Ситуация на обоих фронтах день ото дня становилась все хуже. В начале июля русские заняли Польшу и приближались теперь к границам Восточной Пруссии. Гиммлер тем не менее по-прежнему оставался на юге, возле Гитлера, ожидая решения фюрера. Гитлер размышлял до 14 июля. Затем он перенес свой штаб в «Волчье логово», находившееся в Растенбурге в Восточной Пруссии. Гиммлер последовал за ним, но на первой штабной конференции, созванной 15 июля, не присутствовал, так как Гитлер поручил ему сформировать пятнадцать новых дивизий СС для отправки на восточный фронт, где потери были особенно большими. Через пять дней, 20 июля, Гиммлер был назначен командующим Резервной армией, сменив на этом посту генерала Фромма.
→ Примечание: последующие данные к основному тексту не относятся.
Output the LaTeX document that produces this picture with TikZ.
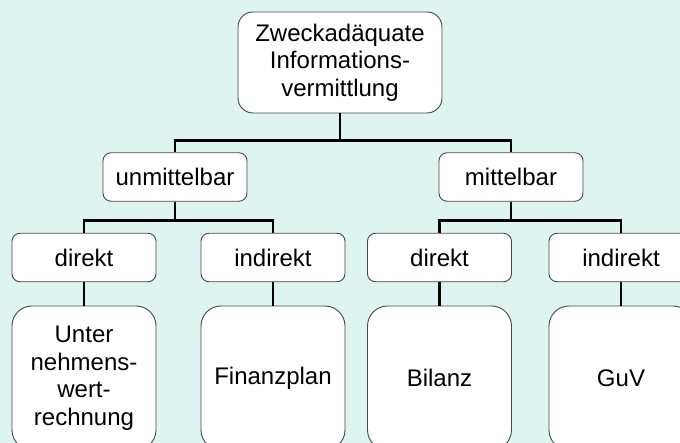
\documentclass[tikz,border=0pt]{standalone}
\usepackage{fontspec}
\setmainfont{Liberation Sans}
\usetikzlibrary{calc}
\definecolor{bgmint}{RGB}{221,244,240}
\definecolor{boxline}{RGB}{70,70,70}
\begin{document}
\begin{tikzpicture}[x=1pt,y=1pt,
  box/.style={draw=boxline, line width=0.9pt, fill=white, inner sep=0pt, align=center,
    font=\fontsize{24}{27.5}\selectfont},
  smallbox/.style={box, minimum width=144pt, minimum height=48.5pt, rounded corners=8pt},
  bigbox/.style={box, minimum width=144pt, minimum height=144pt, rounded corners=20pt},
  conn/.style={line width=2.6pt, black}]
\fill[bgmint] (0,0) rectangle (680,-443);
\useasboundingbox (0,0) rectangle (680,-443);
% nodes
\node[box, minimum width=204pt, minimum height=101pt, rounded corners=15pt] (top) at (340,-62.5)
  {Zweckadäquate\\Informations-\\vermittlung};
\node[smallbox] (un) at (175,-177) {unmittelbar};
\node[smallbox] (mi) at (511,-177) {mittelbar};
\node[smallbox] (d1) at (84,-257.5) {direkt};
\node[smallbox] (i1) at (273,-257.5) {indirekt};
\node[smallbox] (d2) at (439.5,-257.5) {direkt};
\node[smallbox] (i2) at (621,-257.5) {indirekt};
\node[bigbox] (uw) at (84,-378) {Unter\\nehmens-\\wert-\\rechnung};
\node[bigbox] (fp) at (273,-378) {Finanzplan};
\node[bigbox] (bi) at (439.5,-378) {Bilanz};
\node[bigbox] (gv) at (621,-378) {GuV};
% connectors
\draw[conn] (top.south) |- ($(un.north)+(0,12)$) -- (un.north);
\draw[conn] (top.south) |- ($(mi.north)+(0,12)$) -- (mi.north);
\draw[conn] (un.south) |- ($(d1.north)+(0,12)$) -- (d1.north);
\draw[conn] (un.south) |- ($(i1.north)+(0,12)$) -- (i1.north);
\draw[conn] (mi.south) |- ($(d2.north)+(0,12)$) -- (d2.north);
\draw[conn] (mi.south) |- ($(i2.north)+(0,12)$) -- (i2.north);
\draw[conn] (d1) -- (uw);
\draw[conn] (i1) -- (fp);
\draw[conn] (d2) -- (bi);
\draw[conn] (i2) -- (gv);
\end{tikzpicture}
\end{document}
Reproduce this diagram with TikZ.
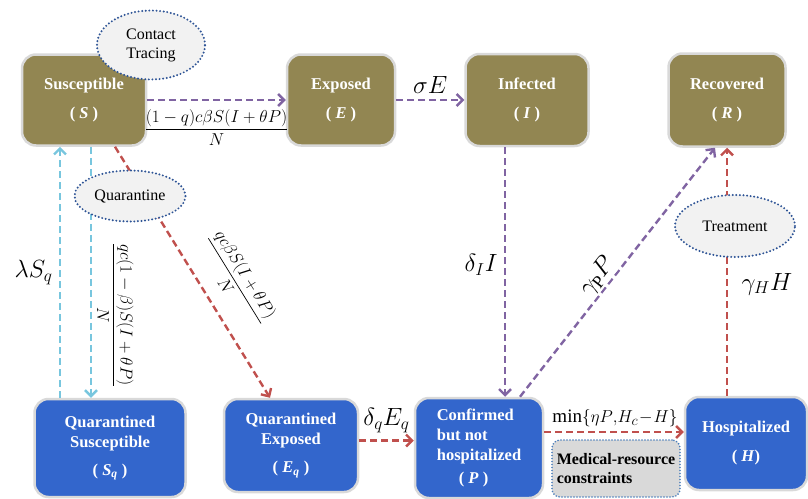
\documentclass[tikz,border=0pt]{standalone}
\usepackage{amsmath}
\usepackage{fontspec}
\setmainfont{Liberation Serif}
\usetikzlibrary{arrows.meta,shapes.geometric}
\definecolor{olivebox}{RGB}{146,134,82}
\definecolor{bluebox}{RGB}{51,102,204}
\definecolor{flowpurple}{RGB}{128,100,162}
\definecolor{flowred}{RGB}{192,80,77}
\definecolor{flowcyan}{RGB}{120,198,222}
\definecolor{ovalline}{RGB}{46,84,150}
\definecolor{ovalfill}{RGB}{242,242,242}
\definecolor{noteline}{RGB}{74,126,187}
\tikzset{compartment/.style={rounded corners=14pt,draw=black!15,line width=2.5pt,text=white,
 font=\fontsize{16.5}{20}\selectfont\bfseries,align=center,inner sep=0pt},
 oldbox/.style={compartment,fill=olivebox},
 qbox/.style={compartment,fill=bluebox},
 flow/.style={line width=2.4pt,dash pattern=on 7pt off 4pt,-{Straight Barb[length=6pt,width=12pt]}},
 measure/.style={ellipse,draw=ovalline,fill=ovalfill,line width=2.2pt,dash pattern=on 0pt off 3.6pt,
 line cap=round,font=\fontsize{16}{19}\selectfont,align=center,inner sep=0pt},
 rate/.style={font=\fontsize{25}{29}\selectfont,text=black},
 ratefrac/.style={font=\fontsize{19}{23}\selectfont,inner sep=2pt,text=black}}

\begin{document}
\begin{tikzpicture}[x=1pt,y=-1pt]
\useasboundingbox (0,0) rectangle (808,498);
% compartments
\node[oldbox,minimum width=124pt,minimum height=91pt] (S) at (84,100) {Susceptible\\[9pt]( \textit{S} )};
\node[oldbox,minimum width=108pt,minimum height=91pt] (E) at (341,100) {Exposed\\[9pt]( \textit{E} )};
\node[oldbox,minimum width=123pt,minimum height=92pt] (I) at (527,100) {Infected\\[9pt]( \textit{I} )};
\node[oldbox,minimum width=117pt,minimum height=93pt] (R) at (727,100) {Recovered\\[9pt]( \textit{R} )};
\node[qbox,minimum width=151pt,minimum height=98pt] (Sq) at (110,448) {Quarantined\\Susceptible\\[8pt]( \textit{S}\textsubscript{\textit{q}} )};
\node[qbox,minimum width=134pt,minimum height=93pt] (Eq) at (291,445.5) {Quarantined\\Exposed\\[8pt]( \textit{E}\textsubscript{\textit{q}} )};
\node[qbox,minimum width=128pt,minimum height=100pt,align=left] (P) at (479,448) {Confirmed\\but not\\hospitalized\\[3pt]\hspace*{22pt}( \textit{P} )};
\node[qbox,minimum width=122pt,minimum height=93pt] (H) at (746,443.5) {Hospitalized\\[9pt]( \textit{H})};
% flows
\draw[flow,flowpurple] (S) -- (E) node[midway,below=6pt,ratefrac] {$\dfrac{(1-q)c\beta S(I+\theta P)}{N}$};
\draw[flow,flowpurple] (E) -- (I) node[midway,above=2pt,rate] {$\sigma E$};
\draw[flow,flowpurple] ([xshift=-22pt]I.south) -- ([xshift=-22pt]I.south |- P.north) node[pos=0.47,left=3pt,rate] {$\delta_I I$};
\draw[flow,flowpurple] ([xshift=41pt]P.north) -- ([xshift=-12pt]R.south) node[pos=0.45,sloped,above=0pt,fill=white,inner sep=1pt,rate] {$\gamma_{\mathrm{P}}P$};
\draw[flow,flowred] (H.north -| R.south) -- (R.south) node[pos=0.45,right=10pt,rate] {$\gamma_H H$};
\draw[flow,flowred] ([yshift=16pt]P.east) -- ([yshift=16pt]P.east -| H.west) node[midway,above=2pt,xshift=1pt,ratefrac] {$\min\{\eta P{,}H_c\!-\!H\}$};
\draw[flow,flowred] ([yshift=5pt]Eq.east) -- ([yshift=5pt]Eq.east -| P.west) node[midway,above=3pt,rate] {$\delta_q E_q$};
\draw[flow,flowred] ([xshift=31pt]S.south) -- ([xshift=-21pt]Eq.north) node[pos=0.6,sloped,above=12pt,ratefrac] {$\dfrac{qc\beta S(I+\theta P)}{N}$};
\draw[flow,flowcyan] ([xshift=7pt]S.south) -- ([xshift=7pt]S.south |- Sq.north) node[pos=0.67,sloped,above=3pt,ratefrac] {$\dfrac{qc(1-\beta)S(I+\theta P)}{N}$};
\draw[flow,flowcyan] ([xshift=-24pt]S.south |- Sq.north) -- ([xshift=-24pt]S.south) node[pos=0.5,left=3pt,rate,font=\fontsize{27}{31}\selectfont] {$\lambda S_q$};
% interventions
\node[measure,minimum width=108pt,minimum height=69pt] (CT) at (151,45) {Contact\\Tracing};
\node[measure,minimum width=111pt,minimum height=51pt] (QT) at (130,196) {Quarantine};
\node[measure,minimum width=120pt,minimum height=62pt] (TR) at (735,226) {Treatment};
\node[rounded corners=8pt,fill=black!15,draw=noteline,line width=1.8pt,dash pattern=on 0pt off 3pt,line cap=round,
 minimum width=128pt,minimum height=57pt,align=left,inner sep=2pt,font=\fontsize{16}{19}\selectfont\bfseries] (MR) at (616,468.5) {Medical-resource\\constraints};
\end{tikzpicture}
\end{document}
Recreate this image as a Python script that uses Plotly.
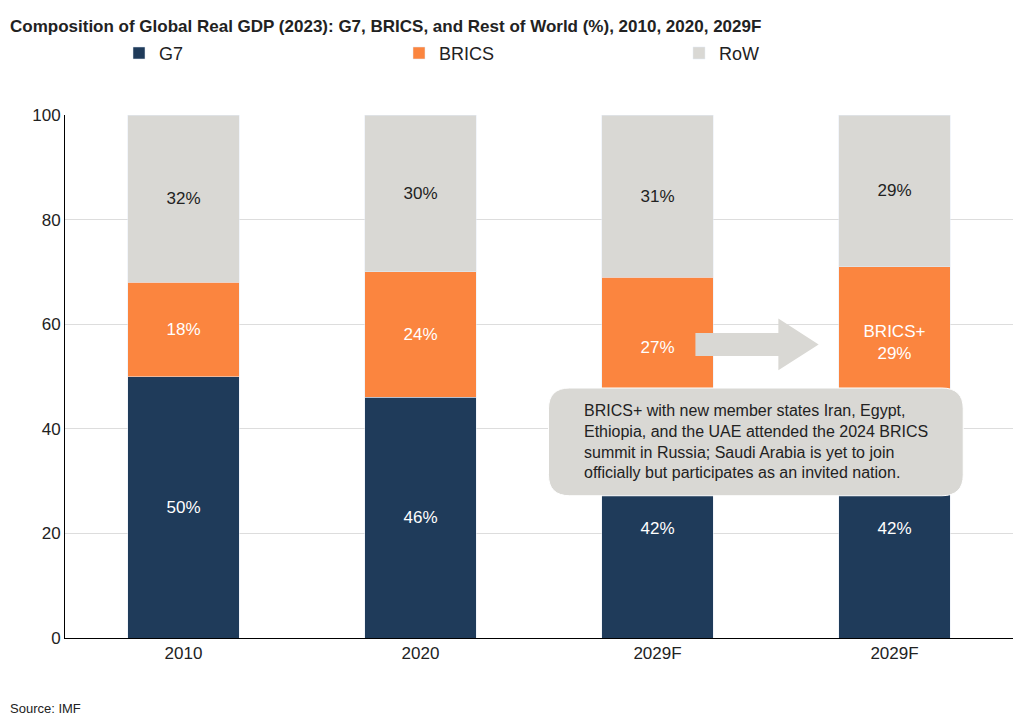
import plotly.graph_objects as go

categories = ["2010", "2020", "2029F", "2029F"]
g7 = [50, 46, 42, 42]
brics = [18, 24, 27, 29]
row = [32, 30, 31, 29]
brics_labels = ["18%", "24%", "27%", "BRICS+<br>29%"]

xs = list(range(len(categories)))
font = "Liberation Sans, Arial, sans-serif"
fig = go.Figure()
fig.add_bar(x=xs, y=g7, name="G7", marker_color="#1f3b5a", width=0.47,
            text=[f"{v}%" for v in g7], textposition="inside", insidetextanchor="middle",
            textfont=dict(color="white", size=17))
fig.add_bar(x=xs, y=brics, name="BRICS", marker_color="#fb853f", width=0.47,
            text=brics_labels, textposition="inside", insidetextanchor="middle",
            textfont=dict(color="white", size=17))
fig.add_bar(x=xs, y=row, name="RoW", marker_color="#d9d8d4", width=0.47,
            text=[f"{v}%" for v in row], textposition="inside", insidetextanchor="middle",
            textfont=dict(color="#222", size=17))

fig.add_shape(type="path", xref="x", yref="y",
              path="M 2.16 53.9 L 2.51 53.9 L 2.51 51.2 L 2.68 56.1 L 2.51 61.1 L 2.51 58.3 L 2.16 58.3 Z",
              fillcolor="#d9d8d4", line=dict(width=0))
x0, x1, y0, y1, rx, ry = 1.54, 3.29, 27.2, 47.8, 0.09, 4.0
path = (f"M {x0+rx} {y0} L {x1-rx} {y0} Q {x1} {y0} {x1} {y0+ry} L {x1} {y1-ry} Q {x1} {y1} {x1-rx} {y1} "
        f"L {x0+rx} {y1} Q {x0} {y1} {x0} {y1-ry} L {x0} {y0+ry} Q {x0} {y0} {x0+rx} {y0} Z")
fig.add_shape(type="path", xref="x", yref="y", path=path, fillcolor="#d9d8d4",
              line=dict(color="white", width=1))
fig.add_annotation(x=(x0+x1)/2, y=(y0+y1)/2, xref="x", yref="y", showarrow=False, align="left",
                   text="BRICS+ with new member states Iran, Egypt,<br>Ethiopia, and the UAE attended the 2024 BRICS<br>summit in Russia; Saudi Arabia is yet to join<br>officially but participates as an invited nation.",
                   font=dict(size=16, color="#222"))

fig.add_annotation(x=-57/948, y=1 + 100/523, xref="paper", yref="paper", xanchor="left", yanchor="top",
                   showarrow=False,
                   text="<b>Composition of Global Real GDP (2023): G7, BRICS, and Rest of World (%), 2010, 2020, 2029F</b>",
                   font=dict(size=17, color="#222"))
fig.add_annotation(x=-57/948, y=-80/523, xref="paper", yref="paper", xanchor="left", yanchor="bottom",
                   showarrow=False, text="Source: IMF", font=dict(size=13, color="#222"))

fig.update_layout(
    barmode="stack", width=1024, height=718, plot_bgcolor="white", paper_bgcolor="white",
    font=dict(family=font, color="#222"),
    margin=dict(l=57, r=19, t=107, b=88),
    legend=dict(orientation="h", x=0.5, xanchor="center", y=1.118, yanchor="middle",
                font=dict(size=18), entrywidth=235, traceorder="normal"),
    xaxis=dict(tickmode="array", tickvals=xs, ticktext=categories, range=[-0.5, 3.5],
               showline=True, linecolor="black", tickfont=dict(size=17), ticks=""),
    yaxis=dict(range=[0, 100], dtick=20, showgrid=True, gridcolor="#dddddd",
               showline=True, linecolor="black", tickfont=dict(size=17), zeroline=False),
)
fig.write_html("out.html")
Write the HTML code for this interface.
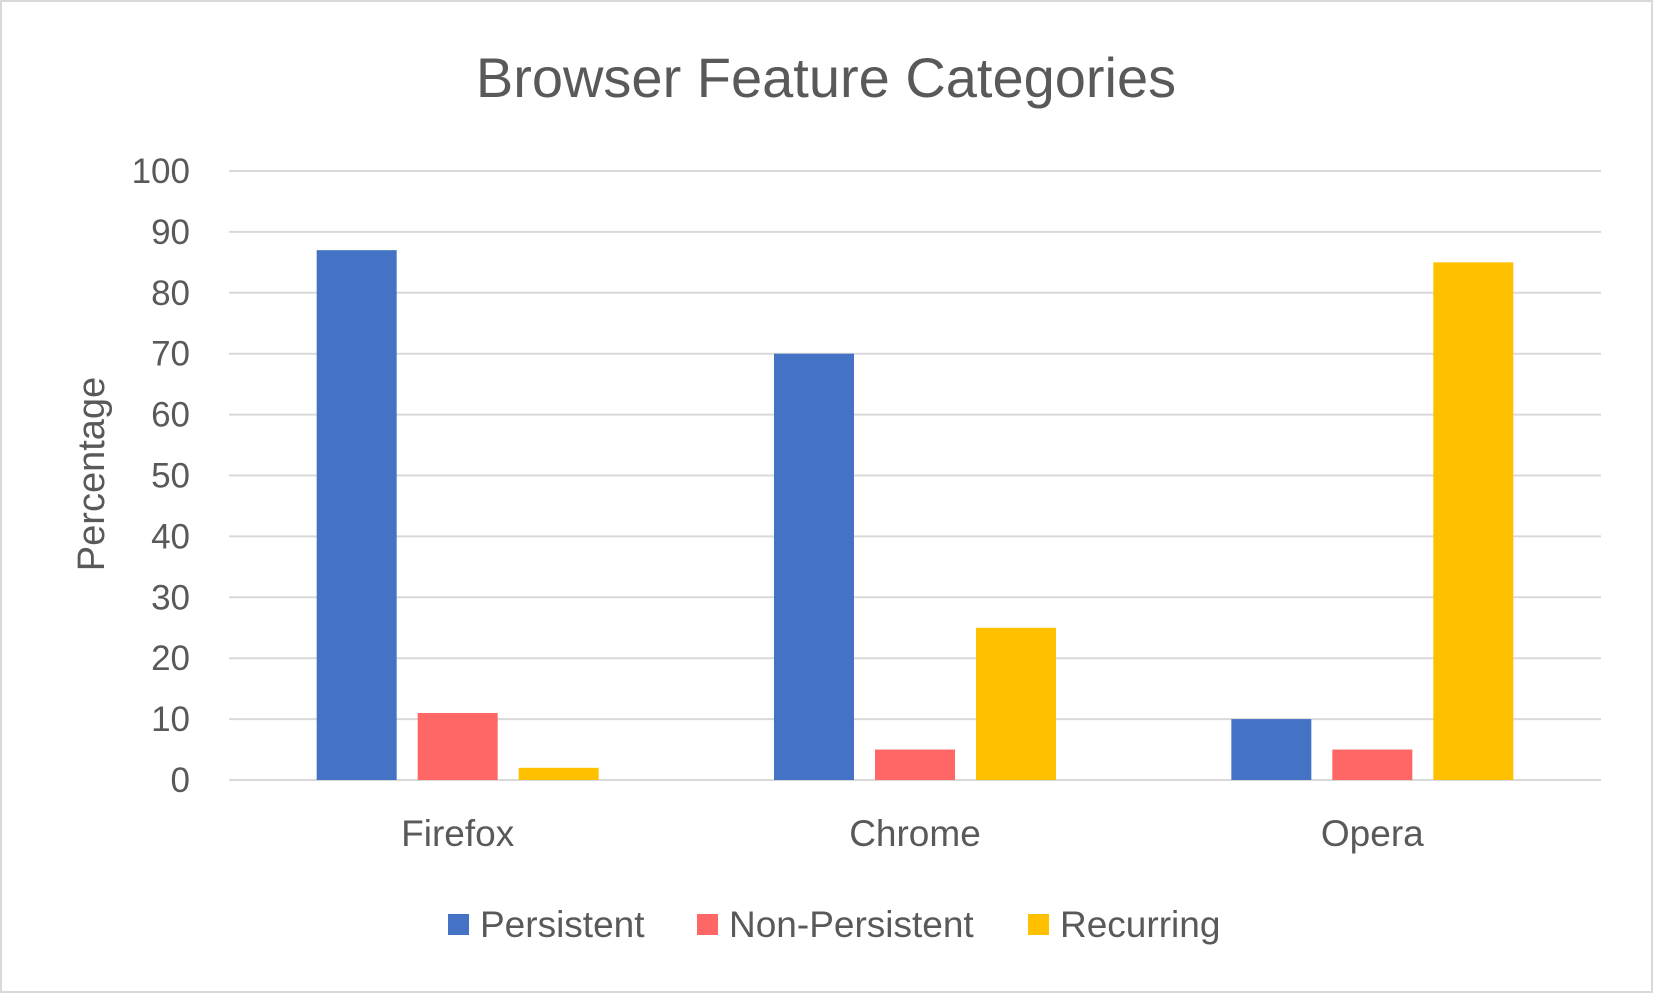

В этот же день, 20 июля, группа старших офицеров Резервной армии произвела попытку государственного переворота, совершив покушение на Гитлера во время дневного совещания1.
Начальник штаба генерала Фромма полковник фон Штауффенберг подложил бомбу с часовым механизмом под стол для заседаний в том месте, где сидел Гитлер. В 12.42 – через десять минут после того, как Штауффенберг разбил капсулу с кислотой, которая должна была разъесть идущий к запалу провод, бомба взорвалась. Но один из офицеров случайно передвинул контейнер с бомбой на другое место, и взрыв не причинил Гитлеру вреда. В это время Штауффенберг как раз проходил через первый пропускной пункт в Растенбурге, направляясь к самолету, который должен был перенести его в Берлин – к другим заговорщикам, ожидавшим его в штабе Резервной армии на Бендлерштрассе. Штауффенберг был уверен, что Гитлер мертв.